| RECORDS FOR THIS EXERCISE |
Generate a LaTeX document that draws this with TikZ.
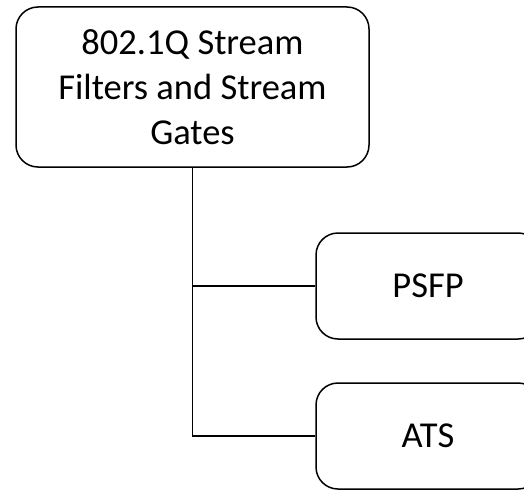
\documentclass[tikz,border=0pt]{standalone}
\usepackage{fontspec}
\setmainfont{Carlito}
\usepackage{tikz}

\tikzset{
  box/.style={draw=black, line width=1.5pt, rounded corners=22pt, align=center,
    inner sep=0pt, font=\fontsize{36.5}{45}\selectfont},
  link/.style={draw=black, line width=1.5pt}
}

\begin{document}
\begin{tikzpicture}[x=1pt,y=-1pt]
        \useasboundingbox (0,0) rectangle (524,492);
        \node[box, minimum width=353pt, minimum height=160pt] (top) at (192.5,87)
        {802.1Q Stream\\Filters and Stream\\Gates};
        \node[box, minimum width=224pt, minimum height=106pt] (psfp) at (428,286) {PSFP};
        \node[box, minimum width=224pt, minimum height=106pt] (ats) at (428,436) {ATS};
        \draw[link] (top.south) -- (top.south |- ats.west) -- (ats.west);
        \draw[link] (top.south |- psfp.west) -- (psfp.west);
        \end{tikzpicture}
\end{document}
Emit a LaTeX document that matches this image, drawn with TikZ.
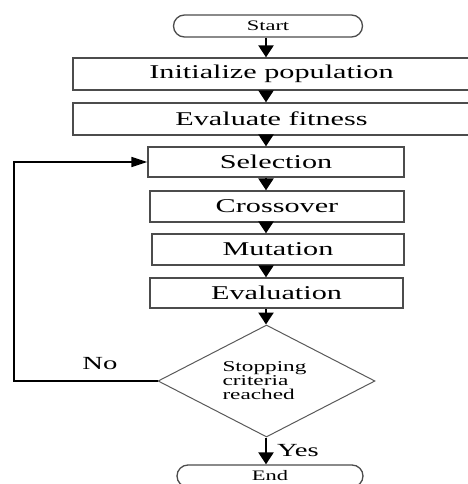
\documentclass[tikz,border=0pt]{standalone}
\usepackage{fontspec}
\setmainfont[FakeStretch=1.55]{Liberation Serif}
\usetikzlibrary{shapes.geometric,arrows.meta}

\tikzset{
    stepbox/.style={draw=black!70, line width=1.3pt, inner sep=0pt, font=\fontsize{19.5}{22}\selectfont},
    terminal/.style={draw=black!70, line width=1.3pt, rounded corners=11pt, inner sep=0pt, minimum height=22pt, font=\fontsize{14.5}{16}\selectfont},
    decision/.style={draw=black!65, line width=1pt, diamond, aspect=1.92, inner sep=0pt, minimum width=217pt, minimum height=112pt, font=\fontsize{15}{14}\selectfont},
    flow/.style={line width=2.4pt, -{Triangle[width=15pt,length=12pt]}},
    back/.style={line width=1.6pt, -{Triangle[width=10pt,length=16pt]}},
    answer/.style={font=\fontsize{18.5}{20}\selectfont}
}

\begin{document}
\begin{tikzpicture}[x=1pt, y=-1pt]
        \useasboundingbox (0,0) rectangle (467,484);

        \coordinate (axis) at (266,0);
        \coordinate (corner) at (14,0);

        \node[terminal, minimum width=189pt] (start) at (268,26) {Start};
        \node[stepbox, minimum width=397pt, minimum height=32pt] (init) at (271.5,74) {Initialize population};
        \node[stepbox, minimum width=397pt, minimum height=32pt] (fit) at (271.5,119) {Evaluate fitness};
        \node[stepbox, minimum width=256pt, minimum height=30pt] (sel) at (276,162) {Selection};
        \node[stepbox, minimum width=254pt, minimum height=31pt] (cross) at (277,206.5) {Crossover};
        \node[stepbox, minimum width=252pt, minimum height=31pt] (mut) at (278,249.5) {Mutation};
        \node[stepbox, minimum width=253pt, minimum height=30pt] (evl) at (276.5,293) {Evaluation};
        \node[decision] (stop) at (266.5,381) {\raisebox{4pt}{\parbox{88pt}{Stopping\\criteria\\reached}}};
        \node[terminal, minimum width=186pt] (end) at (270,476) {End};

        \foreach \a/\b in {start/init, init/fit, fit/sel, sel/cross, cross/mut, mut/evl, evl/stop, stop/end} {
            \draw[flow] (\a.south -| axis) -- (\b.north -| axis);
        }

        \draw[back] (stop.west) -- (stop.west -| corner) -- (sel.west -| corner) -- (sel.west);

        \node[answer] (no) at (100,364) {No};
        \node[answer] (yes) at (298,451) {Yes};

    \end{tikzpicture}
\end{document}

| WHAT THE TASK REQUIRES |
Nothing but the lines above, starting at the line that contains "Emit a LaTeX" and ending at the line that contains "(corner) at (14,0);", should be given again, exactly and without the pictures.

| RESULT FOR THIS TASK |
Emit a LaTeX document that matches this image, drawn with TikZ.
\documentclass[tikz,border=0pt]{standalone}
\usepackage{fontspec}
\setmainfont[FakeStretch=1.55]{Liberation Serif}
\usetikzlibrary{shapes.geometric,arrows.meta}

\tikzset{
    stepbox/.style={draw=black!70, line width=1.3pt, inner sep=0pt, font=\fontsize{19.5}{22}\selectfont},
    terminal/.style={draw=black!70, line width=1.3pt, rounded corners=11pt, inner sep=0pt, minimum height=22pt, font=\fontsize{14.5}{16}\selectfont},
    decision/.style={draw=black!65, line width=1pt, diamond, aspect=1.92, inner sep=0pt, minimum width=217pt, minimum height=112pt, font=\fontsize{15}{14}\selectfont},
    flow/.style={line width=2.4pt, -{Triangle[width=15pt,length=12pt]}},
    back/.style={line width=1.6pt, -{Triangle[width=10pt,length=16pt]}},
    answer/.style={font=\fontsize{18.5}{20}\selectfont}
}

\begin{document}
\begin{tikzpicture}[x=1pt, y=-1pt]
        \useasboundingbox (0,0) rectangle (467,484);

        \coordinate (axis) at (266,0);
        \coordinate (corner) at (14,0);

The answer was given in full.